My Father and Nirvana in London

“Nirvana”, my father said decidedly to my daughter in a London cab when she questioned his decision to visit temples in South India after the Kerala floods that created five million internal refugees.

“Baba, you won’t find Nirvana in a temple,” she said. “It’s somewhere in your heart.”

We found a bit of it one thousand feet above Srinagar in the Zabarwan Mountain, in the ancient (built in 200 BC and again in the 9th century) Shiva Shankaracharya Temple.

Climbing 243 steps we entered the stone temple awestruck by its aura carrying the prayers, laments, and longings of humans through centuries. Or is this it, I thought at dawn in Srinagar, sitting on a swing under a vast ancient Chinar Oak tree. Then, past roses, dewy, deep shaded, fragrant, into an apple orchard so abundant that guests were encouraged to pick all they wanted. I felt like Eve, picking apples, dropping several into my shawl, sitting on the cold grass, biting into the crisp fruit, looking up at the mist beyond the pine-covered Himalayan slope.

Last week we were there, on one of the 50 Himalayan Mountains.

“Cowards die a thousand deaths,” my father said when I refused flatly to get into the cable car. I got on. It shuddered and swung along and up the valley, up, up 14,000 feet above sea level.

We were looking down, in the autumn sunshine, at herds of sheep along the valley, dazzling fields of marigolds, wild mountain flowers, streams. The guide said with tourism down they make do with little. ‘We grow and dry fruit, women spend hours embroidering pashmina shawls made with lambswool, men go blind weaving centuries old patterns in carpets from a hidden code, others create paper mache art.’ Finally, the cable car stopped at a plateau opening to a whipping cold wind, daubs of snow panoramic sight of majestic rugged snow-capped mountains. “There”, my father said, pointing ahead, “is the Pakistani border. There, the Chinese border.”

He trekked here for months when he was in the army.

Coming down I reflected how blood is shed often and freely in this valley that which Emperor Jahangir once called heaven on earth. Over 700,000 troops defend this state from insurgency within, and without.

Kashmiris backed by Pakistan have never stopped wanting independence from India since 1947.

They have driven out Hindu Kashmiri Pandits destroying their homes and temples, a sore point for India.

On the way home, we saw schoolchildren put their fists in the air, shouting ‘aazadi’ freedom.
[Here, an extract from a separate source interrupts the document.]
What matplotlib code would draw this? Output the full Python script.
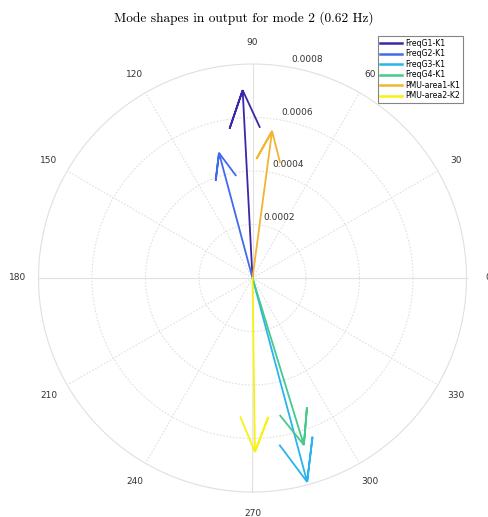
#!/usr/bin/env python3
"""
Compass plot of mode shapes (MATLAB-style) for mode 2.
"""

import numpy as np
import matplotlib
matplotlib.use("Agg")
import matplotlib.pyplot as plt

# Mode shape data (magnitude, angle in degrees)
names = ["FreqG1-K1", "FreqG2-K1", "FreqG3-K1", "FreqG4-K1", "PMU-area1-K1", "PMU-area2-K2"]
magnitudes = [0.000703, 0.000484, 0.000789, 0.000653, 0.000554, 0.000650]
angles_deg = [93.0, 105.0, 285.0, 287.1, 82.4, 270.8]
colors = ["#3e26a8", "#4169f0", "#2ab3ec", "#45c98c", "#f2b52f", "#f7f20f"]

ring_values = [0.0002, 0.0004, 0.0006, 0.0008]
ring_labels = ["0.0002", "0.0004", "0.0006", "0.0008"]
spoke_angles = [0, 30, 60, 90, 120, 150, 180, 210, 240, 270, 300, 330]
rmax = 0.0008


def compass_arrow(z):
    # MATLAB compass arrow shape, scaled/rotated by complex z
    xx = np.array([0, 1, .8, 1, .8])
    yy = np.array([0, 0, .08, 0, -.08])
    a = (xx + 1j * yy) * z
    return a.real, a.imag


W, H = 488, 517
cx, cy, R = 252.5, 278, 214.0
s = rmax / R  # data units per pixel

fig = plt.figure(figsize=(W / 100, H / 100), dpi=100)
ax = fig.add_axes([0, 0, 1, 1])
ax.set_xlim(-cx * s, (W - cx) * s)
ax.set_ylim(-(H - cy) * s, cy * s)
ax.axis("off")

grid_col = "#e0e0e0"
t = np.linspace(0, 2 * np.pi, 400)
for rv in ring_values:
    ls = "-" if rv == rmax else (0, (1.5, 1.5))
    ax.plot(rv * np.cos(t), rv * np.sin(t), color=grid_col, lw=0.8, ls=ls, zorder=1)

for ang in spoke_angles:
    th = np.deg2rad(ang)
    ls = "-" if ang % 90 == 0 else (0, (1.5, 1.5))
    ax.plot([0, rmax * np.cos(th)], [0, rmax * np.sin(th)], color=grid_col,
            lw=0.8, ls=ls, zorder=1)
    lr = rmax * 1.1
    ax.text(lr * np.cos(th), lr * np.sin(th), str(ang), ha="center", va="center",
            fontsize=6.5, color="#333333")

# radial labels along ~80 degrees
for rv, lab in zip(ring_values, ring_labels):
    th = np.deg2rad(80)
    rr = rv + 8 * s
    ax.text(rr * np.cos(th), rr * np.sin(th), lab, ha="left", va="center",
            fontsize=6.5, color="#333333")

for name, m, a, c in zip(names, magnitudes, angles_deg, colors):
    z = m * np.exp(1j * np.deg2rad(a))
    x, y = compass_arrow(z)
    ax.plot(x, y, color=c, lw=1.3, label=name, zorder=3, solid_joinstyle="miter")

leg = ax.legend(loc="upper right", bbox_to_anchor=(463 / W, 1 - 36 / H),
                bbox_transform=fig.transFigure, fontsize=5.6, frameon=True,
                fancybox=False, edgecolor="#666666", handlelength=2.8,
                handletextpad=0.4, borderpad=0.35, labelspacing=0.2,
                borderaxespad=0)
leg.get_frame().set_linewidth(0.8)
for line in leg.get_lines():
    line.set_linewidth(1.8)

fig.text(0.5, 1 - 18 / H, "Mode shapes in output for mode 2 (0.62 Hz)",
         ha="center", va="center", fontsize=9.6, family="cmr10")

fig.savefig("out.png", dpi=100)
The man selling us dried fruit and saffron grown here told us he has known nothing else but an army-occupied State, with a massacre in 1990 of 50 unarmed protesters, daily curfews, buildings and army and insurgents shooting and blowing one another up.

Back in the city every turn our driver took to the hotel was blocked with barbed wire. Every few yards, we saw the green uniforms holding machine guns in front of crowded marketplaces; in the masjids around the city, guns: the Mughal garden, guns, by the lake, guns.
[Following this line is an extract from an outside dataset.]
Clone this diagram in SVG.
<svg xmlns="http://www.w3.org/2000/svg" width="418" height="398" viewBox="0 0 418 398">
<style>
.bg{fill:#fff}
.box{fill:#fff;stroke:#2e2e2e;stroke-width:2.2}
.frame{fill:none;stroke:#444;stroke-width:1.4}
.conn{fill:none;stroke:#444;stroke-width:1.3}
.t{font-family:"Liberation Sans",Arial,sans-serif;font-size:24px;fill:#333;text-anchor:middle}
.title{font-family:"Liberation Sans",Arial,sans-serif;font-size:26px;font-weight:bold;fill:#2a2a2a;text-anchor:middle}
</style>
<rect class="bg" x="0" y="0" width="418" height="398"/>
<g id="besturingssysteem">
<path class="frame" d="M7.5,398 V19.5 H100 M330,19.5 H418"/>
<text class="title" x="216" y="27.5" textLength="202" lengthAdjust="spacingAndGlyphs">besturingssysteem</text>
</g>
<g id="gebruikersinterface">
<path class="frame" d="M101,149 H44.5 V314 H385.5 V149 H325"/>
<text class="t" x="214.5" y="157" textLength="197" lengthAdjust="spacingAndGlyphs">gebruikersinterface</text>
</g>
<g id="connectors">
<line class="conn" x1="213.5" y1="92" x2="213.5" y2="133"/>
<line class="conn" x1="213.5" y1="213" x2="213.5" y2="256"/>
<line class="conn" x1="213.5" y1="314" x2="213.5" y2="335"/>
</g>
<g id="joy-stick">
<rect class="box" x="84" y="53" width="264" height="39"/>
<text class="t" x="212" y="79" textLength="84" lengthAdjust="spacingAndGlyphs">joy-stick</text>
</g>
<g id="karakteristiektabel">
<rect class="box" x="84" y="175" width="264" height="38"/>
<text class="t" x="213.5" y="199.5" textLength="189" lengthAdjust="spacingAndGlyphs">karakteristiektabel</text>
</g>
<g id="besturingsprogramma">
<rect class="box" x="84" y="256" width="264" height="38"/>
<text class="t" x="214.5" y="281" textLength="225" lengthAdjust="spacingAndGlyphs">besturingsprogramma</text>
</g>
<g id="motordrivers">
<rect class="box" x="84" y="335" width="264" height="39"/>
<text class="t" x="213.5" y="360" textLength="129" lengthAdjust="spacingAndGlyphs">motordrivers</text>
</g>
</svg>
It was Moharram, the Shia celebration where Shia men dressed in black flagellated themselves drawing their own blood swinging knives about their body while armed forced looked on. I thought of our tame Trini Hosay in St James, (more like a float than this serious occasion) grateful for the lack of religious pedants in our country.
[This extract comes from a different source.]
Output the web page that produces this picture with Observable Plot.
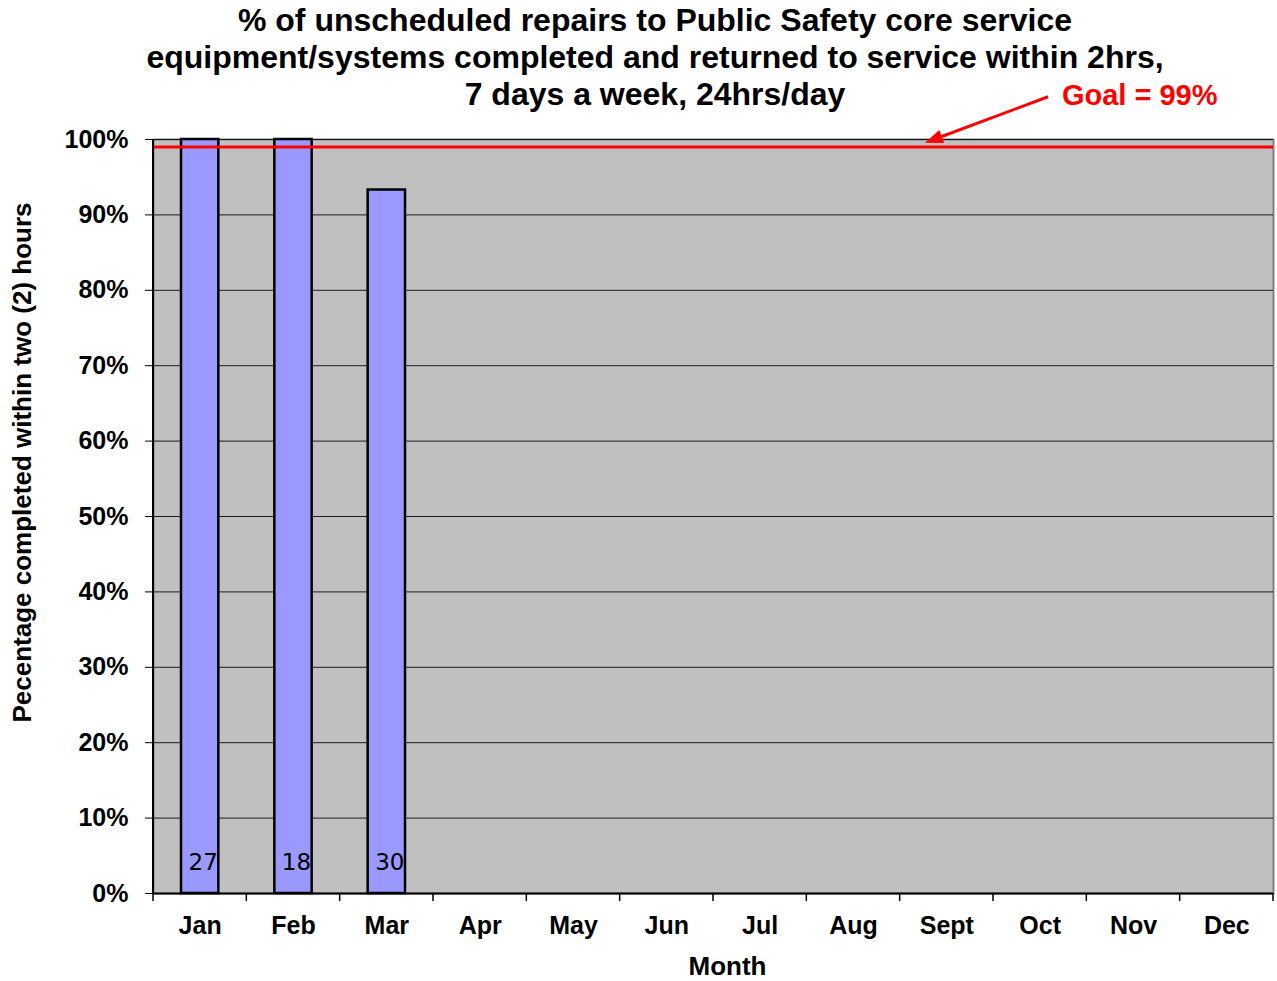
<!DOCTYPE html>
<html><head><meta charset="utf-8">
<script src="https://cdn.jsdelivr.net/npm/d3@7"></script>
<script src="https://cdn.jsdelivr.net/npm/@observablehq/plot@0.6"></script>
<style>
body{margin:0;background:#fff;}
#wrap{position:relative;width:1277px;height:981px;}
#title{position:absolute;left:33px;width:1244px;top:2px;text-align:center;font-family:"Liberation Sans",Arial,sans-serif;font-weight:bold;font-size:32px;line-height:37px;color:#000;z-index:2;}
#chart{position:absolute;left:0;top:0;}
</style>
</head><body>
<div id="wrap">
<div id="title">% of unscheduled repairs to Public Safety core service<br>equipment/systems completed and returned to service within 2hrs,<br>7 days a week, 24hrs/day</div>
<div id="chart"></div>
</div>
<script>
const months = ["Jan","Feb","Mar","Apr","May","Jun","Jul","Aug","Sept","Oct","Nov","Dec"];
const pctValues = [100, 100, 93.3];
const counts = [27, 18, 30];
const goal = 99;
const yTicks = [0,10,20,30,40,50,60,70,80,90,100];
const yLabel = "Pecentage completed within two (2) hours";
const xLabel = "Month";
const goalLabel = "Goal = 99%";

const data = pctValues.map((v,i)=>({month: months[i], pct: v, count: counts[i]}));

const plot = Plot.plot({
  width: 1277, height: 981,
  marginTop: 139, marginBottom: 88, marginLeft: 153, marginRight: 4,
  style: {fontFamily: '"Liberation Sans", Arial, sans-serif', background: "transparent", overflow: "visible", color: "#000"},
  x: {domain: months, paddingInner: 0.6, paddingOuter: 0.3, round: false, label: null},
  y: {domain: [0, 100], label: null},
  marks: [
    Plot.frame({fill: "#c0c0c0", stroke: "#808080", strokeWidth: 2}),
    Plot.gridY(yTicks, {stroke: "#000", strokeOpacity: 0.85, strokeWidth: 1}),
    Plot.barY(data, {x: "month", y: "pct", fill: "#9999ff", stroke: "#000", strokeWidth: 2.5}),
    Plot.text(data, {x: "month", y: 0, text: d => String(d.count), dy: -31, dx: 3, fontSize: 23, fontWeight: "normal", fontFamily: '"DejaVu Sans", sans-serif', fill: "#000"}),
    Plot.ruleY([goal], {stroke: "#ff0000", strokeWidth: 3}),
    Plot.ruleY([0], {stroke: "#000", strokeWidth: 2}),
    Plot.axisY(yTicks, {tickFormat: d => d + "%", tickSize: 8, tickPadding: 17, fontSize: 25, fontWeight: "bold", label: null}),
    Plot.axisX({tickSize: 0, tickPadding: 23, fontSize: 25, fontWeight: "bold", label: null}),
    Plot.text([yLabel], {frameAnchor: "left", textAnchor: "middle", lineAnchor: "middle", rotate: -90, dx: -131, dy: -54, fontSize: 26, fontWeight: "bold", fill: "#000"}),
    Plot.text([xLabel], {frameAnchor: "bottom", textAnchor: "middle", lineAnchor: "middle", dx: 14, dy: 73, fontSize: 26, fontWeight: "bold", fill: "#000"}),
    Plot.text([goalLabel], {frameAnchor: "top-right", textAnchor: "end", lineAnchor: "middle", dx: -56, dy: -44, fontSize: 29, fontWeight: "bold", fill: "#ff0000"})
  ]
});
document.getElementById("chart").appendChild(plot);

// Post-render decorations positioned through Plot's own scales
const svg = d3.select(plot);
const xs = plot.scale("x"), ys = plot.scale("y");
const x0 = xs.range[0], step = xs.step;
const yBottom = ys.apply(0), yTop = ys.apply(100);
const g = svg.append("g");
// left axis line
g.append("line").attr("x1", x0).attr("x2", x0).attr("y1", yTop).attr("y2", yBottom).attr("stroke", "#000").attr("stroke-width", 2);
// category boundary ticks
for (let i = 0; i <= months.length; i++) {
  const x = x0 + i * step;
  g.append("line").attr("x1", x).attr("x2", x).attr("y1", yBottom).attr("y2", yBottom + 8).attr("stroke", "#000").attr("stroke-width", 1.5);
}
// arrow from goal label to goal line
const center = m => xs.apply(m) + xs.bandwidth / 2;
const tip = [center("Sept") - 0.23 * step, ys.apply(99.5)];
const tail = [center("Oct") + 0.09 * step, ys.apply(105.6)];
const ang = Math.atan2(tip[1] - tail[1], tip[0] - tail[0]);
const L = 18, W = 7;
const bx = tip[0] - L * Math.cos(ang), by = tip[1] - L * Math.sin(ang);
g.append("line").attr("x1", tail[0]).attr("y1", tail[1]).attr("x2", bx).attr("y2", by).attr("stroke", "#ff0000").attr("stroke-width", 3);
g.append("path").attr("d", `M${tip[0]},${tip[1]}L${bx - W * Math.sin(ang)},${by + W * Math.cos(ang)}L${bx + W * Math.sin(ang)},${by - W * Math.cos(ang)}Z`).attr("fill", "#ff0000");
</script>
</body></html>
On our last evening, we four took a ride in the sunset in a shikara (a small decorated boat) on Dal lake lined by houseboats. We were the first customers for our boatmen suffering from the tourist warnings against visiting Kashmir. As the water pink lotuses bloomed we heard a chorus of azaan, the call of prayer on the lake in the sunset, from mosques around the city. A man on a boat said his namaaz and we heard a familiar bhajan from another.

“Religion should be a private matter of the heart,” said the young boatman. I thought of brutality then, how even when people like us in Trinidad and the Kashmiris face it every day, people find grace. It was in the Muslim taxi driver who held my father’s slippers up the temple steps; in the young hands proffered to my mother to help her up steps, in a thousand daily kindnesses.

‘How are you so gentle?’ I asked the young boatman, ‘despite this bloodshed?’ “It’s in our blood,” he said, “For centuries we’ve been brought up to be hospitable to strangers, kind to the elderly. We will battle but for our dignity.”

When we got off the boat we all felt something akin to grief at leaving Kashmir with my father saying what we were all thinking, that his Trini granddaughter was right, that Nirvana/peace/heaven/enlightenment is in our hearts.